Take the listing from its first line through the line that contains "5.2, 5.4, 5.6]" and please retype those lines exactly, leaving out the pictures.

[Begin]

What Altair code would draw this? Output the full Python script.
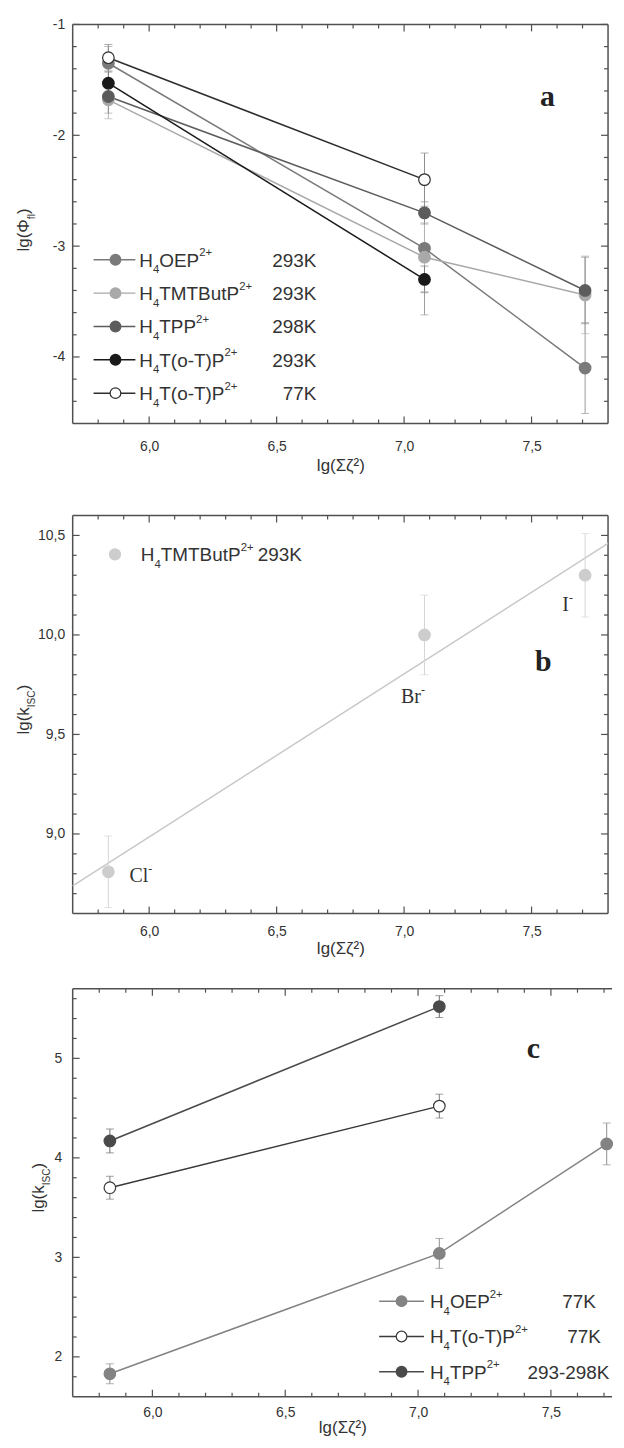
import altair as alt
import pandas as pd

# ---------------- data ----------------
x_lg = [5.84, 7.08, 7.71]          # lg(Σζ²) for Cl-, Br-, I-

# panel a : lg(Φfl)
a_keys = ["OEP293", "TMT293", "TPP298", "oT293", "oT77"]
a_names = ["OEP", "TMTButP", "TPP", "T(o-T)P", "T(o-T)P"]
a_temps = ["293K", "293K", "298K", "293K", "77K"]
a_oep = [-1.35, -3.02, -4.10]
a_oep_e = [0.15, 0.60, 0.41]
a_tmt = [-1.68, -3.10, -3.44]
a_tmt_e = [0.17, 0.31, 0.35]
a_tpp = [-1.65, -2.70, -3.40]
a_tpp_e = [0.15, 0.10, 0.30]
a_ot293 = [-1.53, -3.30]
a_ot293_e = [0.10, 0.12]
a_ot77 = [-1.30, -2.40]
a_ot77_e = [0.12, 0.24]

# panel b : lg(kISC), H4TMTButP2+ 293K
b_keys = ["bTMT293"]
b_names = ["TMTButP"]
b_temps = ["293K"]
b_k = [8.81, 10.00, 10.30]
b_k_e = [0.18, 0.20, 0.21]
b_ions = ["Cl", "Br", "I"]

# panel c : lg(kISC)
c_keys = ["cOEP77", "coT77", "cTPP"]
c_names = ["OEP", "T(o-T)P", "TPP"]
c_temps = ["77K", "77K", "293-298K"]
c_oep = [1.83, 3.04, 4.14]
c_oep_e = [0.10, 0.15, 0.21]
c_ot77 = [3.70, 4.52]
c_ot77_e = [0.115, 0.12]
c_tpp = [4.17, 5.52]
c_tpp_e = [0.12, 0.11]

# axis tick values
x_major = [6.0, 6.5, 7.0, 7.5]
x_minor = [5.8, 5.9, 6.1, 6.2, 6.3, 6.4, 6.6, 6.7, 6.8, 6.9, 7.1, 7.2, 7.3, 7.4, 7.6, 7.7]
a_y_major = [-1, -2, -3, -4]
a_y_minor = [-1.2, -1.4, -1.6, -1.8, -2.2, -2.4, -2.6, -2.8, -3.2, -3.4, -3.6, -3.8, -4.2, -4.4]
b_y_major = [9.0, 9.5, 10.0, 10.5]
b_y_minor = [8.7, 8.8, 8.9, 9.1, 9.2, 9.3, 9.4, 9.6, 9.7, 9.8, 9.9, 10.1, 10.2, 10.3, 10.4]
c_y_major = [2, 3, 4, 5]
c_y_minor = [1.8, 2.2, 2.4, 2.6, 2.8, 3.2, 3.4, 3.6, 3.8, 4.2, 4.4, 4.6, 4.8, 5.2, 5.4, 5.6]

# ---------------- style ----------------
FONT = "Liberation Sans"
SERIF = "Liberation Serif"
TXT = "#333333"
FRAME = "#505050"
LEG = 19
ARIAL = {"H": .722, "O": .778, "E": .667, "P": .667, "T": .611, "M": .833, "B": .667,
         "u": .556, "t": .278, "(": .333, ")": .333, "o": .556, "-": .333, "+": .584,
         " ": .278, "K": .667, "l": .222, "g": .556, "k": .5, "I": .278, "S": .667,
         "C": .722, "f": .278, "Φ": .80, "2": .556, "4": .556}
TIMES = {"C": .667, "l": .278, "B": .667, "r": .333, "I": .333, "-": .333}
ONE = alt.Data(values=[{}])


def txt(text, x, y, size, font=FONT, color=TXT, align="left", baseline="alphabetic",
        angle=0, weight="normal"):
    return alt.Chart(ONE).mark_text(text=text, font=font, fontSize=size, color=color,
                                    align=align, baseline=baseline, angle=angle,
                                    fontWeight=weight).encode(x=alt.value(x), y=alt.value(y))


def piece_len(pieces, size, widths=ARIAL):
    tot = 0.0
    for s, kind in pieces:
        fs = size if kind == "n" else size * 0.6
        tot += sum(widths.get(ch, 0.55) for ch in s) * fs
    return tot


def rich(pieces, x0, y0, size, font=FONT, widths=ARIAL, angle=0, color=TXT, sub=0.35, sup=0.55):
    out = []
    pos = 0.0
    for s, kind in pieces:
        fs = size if kind == "n" else round(size * 0.6, 1)
        shift = 0 if kind == "n" else (size * sub if kind == "sub" else -size * sup)
        if angle == 0:
            x, y = x0 + pos, y0 + shift
        else:
            x, y = x0 + shift, y0 - pos
        out.append(txt(s, x, y, fs, font=font, angle=angle, color=color))
        pos += sum(widths.get(ch, 0.55) for ch in s) * fs
    return out


def rows(key, ys, es):
    return [{"s": key, "x": x_lg[i], "y": ys[i], "e": es[i]} for i in range(len(ys))]


def frame_layers(W, H, right=True):
    r = alt.Chart(ONE).mark_rule(color=FRAME, strokeWidth=1.5)
    out = [r.encode(x=alt.value(0), x2=alt.value(W), y=alt.value(0)),
           r.encode(x=alt.value(0), x2=alt.value(W), y=alt.value(H)),
           r.encode(x=alt.value(0), y=alt.value(0), y2=alt.value(H))]
    if right:
        out.append(r.encode(x=alt.value(W), y=alt.value(0), y2=alt.value(H)))
    return out


def tick_layers(xsc, ysc, xax, yax, W, H, xmaj, xmin, ymaj, ymin, right=True):
    out = []
    for vals, ln in ((xmaj, 7), (xmin, 4)):
        ch = alt.Chart(pd.DataFrame({"v": vals})).mark_rule(color=FRAME, strokeWidth=1.2)
        X = alt.X("v:Q", scale=xsc, axis=xax)
        out.append(ch.encode(x=X, y=alt.value(H), y2=alt.value(H - ln)))
        out.append(ch.encode(x=X, y=alt.value(0), y2=alt.value(ln)))
    for vals, ln in ((ymaj, 7), (ymin, 4)):
        ch = alt.Chart(pd.DataFrame({"v": vals})).mark_rule(color=FRAME, strokeWidth=1.2)
        Y = alt.Y("v:Q", scale=ysc, axis=yax)
        out.append(ch.encode(y=Y, x=alt.value(0), x2=alt.value(ln)))
        if right:
            out.append(ch.encode(y=Y, x=alt.value(W), x2=alt.value(W - ln)))
    return out + frame_layers(W, H, right)


def legend_entry(x1, x2, xc, xt, yc, size, stroke, fill, name, tsize, line=True):
    out = []
    if line:
        out.append(alt.Chart(ONE).mark_rule(color=stroke, strokeWidth=1.5).encode(
            x=alt.value(x1), x2=alt.value(x2), y=alt.value(yc)))
    out.append(alt.Chart(ONE).mark_point(shape="circle", filled=True, size=size, fill=fill,
                                         stroke=stroke, strokeWidth=1.2, opacity=1).encode(
        x=alt.value(xc), y=alt.value(yc)))
    base = yc + tsize * 0.36
    out += rich([("H", "n"), ("4", "sub"), (name, "n"), ("2+", "sup")], xt, base, tsize)
    return out


def series_layers(df, keys, strokes, fills, errs, X, Y, ysc, yax, psize, lines=True):
    sc_s = alt.Scale(domain=keys, range=strokes)
    sc_f = alt.Scale(domain=keys, range=fills)
    sc_e = alt.Scale(domain=keys, range=errs)
    base = alt.Chart(df)
    err = base.transform_calculate(lo="datum.y - datum.e", hi="datum.y + datum.e")
    ce = alt.Color("s:N", scale=sc_e, legend=None)
    out = [
        err.mark_rule(strokeWidth=1).encode(x=X, y=alt.Y("lo:Q", scale=ysc, axis=yax), y2="hi:Q", color=ce),
        err.mark_tick(orient="horizontal", size=8, thickness=1).encode(
            x=X, y=alt.Y("lo:Q", scale=ysc, axis=yax), color=ce),
        err.mark_tick(orient="horizontal", size=8, thickness=1).encode(
            x=X, y=alt.Y("hi:Q", scale=ysc, axis=yax), color=ce),
    ]
    if lines:
        out.append(base.mark_line(strokeWidth=1.5).encode(
            x=X, y=Y, stroke=alt.Stroke("s:N", scale=sc_s, legend=None)))
    out.append(base.mark_point(shape="circle", filled=True, size=psize, opacity=1,
                               strokeWidth=1.2).encode(
        x=X, y=Y, stroke=alt.Stroke("s:N", scale=sc_s, legend=None),
        fill=alt.Fill("s:N", scale=sc_f, legend=None)))
    return out


def axes(xdom, ydom, ymaj, ylabexpr, xlp, xtp, ylp):
    xsc = alt.Scale(domain=xdom, nice=False, zero=False)
    ysc = alt.Scale(domain=ydom, nice=False, zero=False)
    xax = alt.Axis(values=x_major, labelExpr="replace(format(datum.value, '.1f'), '.', ',')",
                   title="lg(Σζ²)", labelPadding=xlp, titlePadding=xtp)
    yax = alt.Axis(values=ymaj, labelExpr=ylabexpr, title=None, labelPadding=ylp)
    return xsc, ysc, xax, yax


# ---------------- panel a ----------------
Wa, Ha = 538, 401
xsc, ysc, xax, yax = axes([5.7, 7.8], [-4.6, -1.0], a_y_major, "'' + datum.value", 16, 4, 8)
Xa = alt.X("x:Q", scale=xsc, axis=xax)
Ya = alt.Y("y:Q", scale=ysc, axis=yax)
df_a = pd.DataFrame(rows("OEP293", a_oep, a_oep_e) + rows("TMT293", a_tmt, a_tmt_e)
                    + rows("TPP298", a_tpp, a_tpp_e) + rows("oT293", a_ot293, a_ot293_e)
                    + rows("oT77", a_ot77, a_ot77_e))
a_stroke = ["#7a7a7a", "#a9a9a9", "#5c5c5c", "#1a1a1a", "#2e2e2e"]
a_fill = ["#7a7a7a", "#a9a9a9", "#5c5c5c", "#1a1a1a", "#ffffff"]
a_err = ["#9c9c9c", "#b4b4b4", "#8c8c8c", "#7c7c7c", "#8c8c8c"]
layers_a = tick_layers(xsc, ysc, xax, yax, Wa, Ha, x_major, x_minor, a_y_major, a_y_minor)
layers_a += series_layers(df_a, a_keys, a_stroke, a_fill, a_err, Xa, Ya, ysc, yax, 135)
for i in range(len(a_keys)):
    yc = 236.5 + 33.5 * i
    layers_a += legend_entry(21, 63, 43, 67, yc, 115, a_stroke[i], a_fill[i], a_names[i], LEG)
    layers_a.append(txt(a_temps[i], 245, yc + LEG * 0.36, LEG, align="right"))
ytit_a = [("lg(Φ", "n"), ("fl", "sub"), (")", "n")]
La = piece_len(ytit_a, 17)
layers_a += rich(ytit_a, -44, Ha / 2 + La / 2 + 6, 17, angle=270)
layers_a.append(txt("a", 477, 82, 30, font=SERIF, weight="bold", align="center", color="#222222"))
# invisible spacer that reserves the gap below panel a
layers_a.append(alt.Chart(ONE).mark_rule(opacity=0).encode(
    x=alt.value(5), y=alt.value(Ha), y2=alt.value(Ha + 60)))
panel_a = alt.layer(*layers_a).properties(width=Wa, height=Ha)

# ---------------- panel b ----------------
Wb, Hb = 538, 400
xsc, ysc, xax, yax = axes([5.7, 7.8], [8.6, 10.6], b_y_major,
                          "replace(format(datum.value, '.1f'), '.', ',')", 11, 2, 8)
Xb = alt.X("x:Q", scale=xsc, axis=xax)
Yb = alt.Y("y:Q", scale=ysc, axis=yax)
df_b = pd.DataFrame(rows("bTMT293", b_k, b_k_e))
layers_b = tick_layers(xsc, ysc, xax, yax, Wb, Hb, x_major, x_minor, b_y_major, b_y_minor)
layers_b.append(alt.Chart(df_b).transform_regression("x", "y", extent=[5.7, 7.8])
                .mark_line(color="#c8c8c8", strokeWidth=1.5).encode(x=Xb, y=Yb))
layers_b += series_layers(df_b, b_keys, ["#cdcdcd"], ["#cdcdcd"], ["#d6d6d6"], Xb, Yb, ysc, yax,
                          135, lines=False)
layers_b += legend_entry(0, 0, 42.5, 68.5, 39, 125, "#cdcdcd", "#cdcdcd", b_names[0], LEG,
                         line=False)
layers_b.append(txt(b_temps[0], 186, 39 + LEG * 0.36, LEG))
ion_pos = [(57, 368), (330, 188), (492, 96)]
for ion, (ix, iy) in zip(b_ions, ion_pos):
    layers_b += rich([(ion, "n"), ("-", "sup")], ix, iy, 20, font=SERIF, widths=TIMES, sup=0.45)
ytit_b = [("lg(k", "n"), ("ISC", "sub"), (")", "n")]
Lb = piece_len(ytit_b, 17)
layers_b += rich(ytit_b, -44, Hb / 2 + Lb / 2 - 5, 17, angle=270)
layers_b.append(txt("b", 473, 156, 30, font=SERIF, weight="bold", align="center", color="#222222"))
panel_b = alt.layer(*layers_b).properties(width=Wb, height=Hb)

# ---------------- panel c ----------------
Wc, Hc = 542, 410
xsc, ysc, xax, yax = axes([5.7, 7.73], [1.6, 5.7], c_y_major, "format(datum.value, 'd')", 9, 0, 11)
Xc = alt.X("x:Q", scale=xsc, axis=xax)
Yc = alt.Y("y:Q", scale=ysc, axis=yax)
df_c = pd.DataFrame(rows("cOEP77", c_oep, c_oep_e) + rows("coT77", c_ot77, c_ot77_e)
                    + rows("cTPP", c_tpp, c_tpp_e))
c_stroke = ["#838383", "#3a3a3a", "#4a4a4a"]
c_fill = ["#838383", "#ffffff", "#4a4a4a"]
c_err = ["#8e8e8e", "#7a7a7a", "#6e6e6e"]
layers_c = tick_layers(xsc, ysc, xax, yax, Wc, Hc, x_major, x_minor, c_y_major, c_y_minor,
                       right=False)
layers_c += series_layers(df_c, c_keys, c_stroke, c_fill, c_err, Xc, Yc, ysc, yax, 135)
c_temp_x = [492, 497, 457]
for i in range(len(c_keys)):
    yc = 314 + 35.5 * i
    layers_c += legend_entry(308, 353, 330.5, 359, yc, 115, c_stroke[i], c_fill[i],
                             c_names[i], LEG)
    layers_c.append(txt(c_temps[i], c_temp_x[i], yc + LEG * 0.36, LEG))
ytit_c = [("lg(k", "n"), ("ISC", "sub"), (")", "n")]
Lc = piece_len(ytit_c, 17)
layers_c += rich(ytit_c, -29, Hc / 2 + Lc / 2 - 5, 17, angle=270)
layers_c.append(txt("c", 463, 70, 30, font=SERIF, weight="bold", align="center", color="#222222"))
panel_c = alt.layer(*layers_c).properties(width=Wc, height=Hc)

chart = alt.vconcat(panel_a, panel_b, panel_c, spacing=29.5).resolve_scale(
    color="independent", stroke="independent", fill="independent"
).properties(
    padding={"left": 6, "top": 5, "right": 0, "bottom": 0}
).configure_view(stroke="transparent").configure_axis(
    labelFont=FONT, labelFontSize=14, labelColor=TXT, titleFont=FONT, titleFontSize=17,
    titleColor=TXT, titleFontWeight="normal", grid=False, ticks=False, domain=False)

chart.save("out.html", embed_options={"renderer": "svg", "actions": False})
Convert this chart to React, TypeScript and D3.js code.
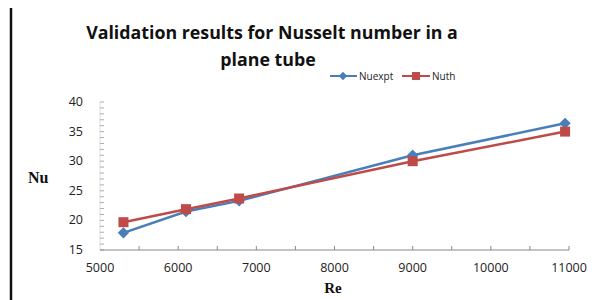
import React from "react";
import * as d3 from "d3";

const reValues = [5300, 6100, 6780, 9000, 10950];
const nuExpt = [17.9, 21.5, 23.3, 31.0, 36.4];
const nuTh = [19.7, 21.9, 23.7, 30.0, 35.0];
const xTicks = [5000, 6000, 7000, 8000, 9000, 10000, 11000];
const yTicks = [15, 20, 25, 30, 35, 40];

const BLUE = "#4a7ebb";
const RED = "#be4b48";

const App: React.FC = () => {
  const W = 612;
  const H = 300;

  const x = d3.scaleLinear().domain([5000, 11000]).range([100, 569]);
  const y = d3.scaleLinear().domain([15, 40]).range([250, 102]);

  const line = d3
    .line<number>()
    .x((_, i) => x(reValues[i]))
    .y((d) => y(d));

  const minorX = d3.range(5500, 11001, 500);
  const minorY = d3.range(15, 41, 1);

  return (
    <svg
      width={W}
      height={H}
      style={{ position: "absolute", left: 0, top: 0, background: "#fff" }}
    >
      {/* left border line from the scan */}
      <line x1={11} x2={11} y1={8} y2={300} stroke="#111" strokeWidth={2.5} />

      {/* title */}
      <g fontFamily="'Open Sans', sans-serif" fontWeight="bold" fill="#111" textAnchor="middle">
        <text x={272} y={39} fontSize={17.8}>
          Validation results for Nusselt number in a
        </text>
        <text x={268} y={66} fontSize={17.8}>
          plane tube
        </text>
      </g>

      {/* axes */}
      <line x1={100} x2={100} y1={y(40)} y2={y(15)} stroke="#ddd" strokeWidth={1} />
      {minorY.map((v) => (
        <line key={"my" + v} x1={100} x2={104} y1={y(v)} y2={y(v)} stroke="#999" strokeWidth={0.8} />
      ))}
      <line x1={x(5000)} x2={x(11000)} y1={y(15)} y2={y(15)} stroke="#888" strokeWidth={1} />
      {minorX.map((v) => (
        <line key={"mx" + v} x1={x(v)} x2={x(v)} y1={y(15)} y2={y(15) - 4} stroke="#888" strokeWidth={1} />
      ))}

      <g fontFamily="'Open Sans', sans-serif" fontSize={12.5} fill="#222">
        {yTicks.map((v) => (
          <text key={"yt" + v} x={83} y={y(v) + 4} textAnchor="end">
            {v}
          </text>
        ))}
        {xTicks.map((v) => (
          <text key={"xt" + v} x={x(v)} y={272} textAnchor="middle">
            {v}
          </text>
        ))}
      </g>

      {/* axis titles */}
      <g fontFamily="'Liberation Serif', serif" fontWeight="bold" fill="#111">
        <text x={28} y={183} fontSize={16}>Nu</text>
        <text x={333} y={293} fontSize={15} textAnchor="middle">Re</text>
      </g>

      {/* series */}
      <path d={line(nuExpt) ?? ""} fill="none" stroke={BLUE} strokeWidth={2.5} />
      <path d={line(nuTh) ?? ""} fill="none" stroke={RED} strokeWidth={2.5} />
      {nuExpt.map((v, i) => (
        <rect
          key={"b" + i}
          x={x(reValues[i]) - 4}
          y={y(v) - 4}
          width={8}
          height={8}
          fill={BLUE}
          transform={`rotate(45 ${x(reValues[i])} ${y(v)})`}
        />
      ))}
      {nuTh.map((v, i) => (
        <rect key={"r" + i} x={x(reValues[i]) - 5} y={y(v) - 5} width={10} height={10} fill={RED} />
      ))}

      {/* legend */}
      <g fontFamily="'Open Sans', sans-serif" fontSize={10} fill="#222">
        <line x1={330} x2={357} y1={76} y2={76} stroke={BLUE} strokeWidth={2} />
        <rect x={340} y={73} width={6} height={6} fill={BLUE} transform="rotate(45 343 76)" />
        <text x={359} y={79.5}>Nuexpt</text>
        <line x1={402} x2={430} y1={76} y2={76} stroke={RED} strokeWidth={2} />
        <rect x={412} y={72} width={8} height={8} fill={RED} />
        <text x={432} y={79.5}>Nuth</text>
      </g>
    </svg>
  );
};

export default App;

[End]

◆ **Solution**:
What Altair code would draw this? Output the full Python script.
import altair as alt
import pandas as pd

# ---------------- data ----------------
x_lg = [5.84, 7.08, 7.71]          # lg(Σζ²) for Cl-, Br-, I-

# panel a : lg(Φfl)
a_keys = ["OEP293", "TMT293", "TPP298", "oT293", "oT77"]
a_names = ["OEP", "TMTButP", "TPP", "T(o-T)P", "T(o-T)P"]
a_temps = ["293K", "293K", "298K", "293K", "77K"]
a_oep = [-1.35, -3.02, -4.10]
a_oep_e = [0.15, 0.60, 0.41]
a_tmt = [-1.68, -3.10, -3.44]
a_tmt_e = [0.17, 0.31, 0.35]
a_tpp = [-1.65, -2.70, -3.40]
a_tpp_e = [0.15, 0.10, 0.30]
a_ot293 = [-1.53, -3.30]
a_ot293_e = [0.10, 0.12]
a_ot77 = [-1.30, -2.40]
a_ot77_e = [0.12, 0.24]

# panel b : lg(kISC), H4TMTButP2+ 293K
b_keys = ["bTMT293"]
b_names = ["TMTButP"]
b_temps = ["293K"]
b_k = [8.81, 10.00, 10.30]
b_k_e = [0.18, 0.20, 0.21]
b_ions = ["Cl", "Br", "I"]

# panel c : lg(kISC)
c_keys = ["cOEP77", "coT77", "cTPP"]
c_names = ["OEP", "T(o-T)P", "TPP"]
c_temps = ["77K", "77K", "293-298K"]
c_oep = [1.83, 3.04, 4.14]
c_oep_e = [0.10, 0.15, 0.21]
c_ot77 = [3.70, 4.52]
c_ot77_e = [0.115, 0.12]
c_tpp = [4.17, 5.52]
c_tpp_e = [0.12, 0.11]

# axis tick values
x_major = [6.0, 6.5, 7.0, 7.5]
x_minor = [5.8, 5.9, 6.1, 6.2, 6.3, 6.4, 6.6, 6.7, 6.8, 6.9, 7.1, 7.2, 7.3, 7.4, 7.6, 7.7]
a_y_major = [-1, -2, -3, -4]
a_y_minor = [-1.2, -1.4, -1.6, -1.8, -2.2, -2.4, -2.6, -2.8, -3.2, -3.4, -3.6, -3.8, -4.2, -4.4]
b_y_major = [9.0, 9.5, 10.0, 10.5]
b_y_minor = [8.7, 8.8, 8.9, 9.1, 9.2, 9.3, 9.4, 9.6, 9.7, 9.8, 9.9, 10.1, 10.2, 10.3, 10.4]
c_y_major = [2, 3, 4, 5]
c_y_minor = [1.8, 2.2, 2.4, 2.6, 2.8, 3.2, 3.4, 3.6, 3.8, 4.2, 4.4, 4.6, 4.8, 5.2, 5.4, 5.6]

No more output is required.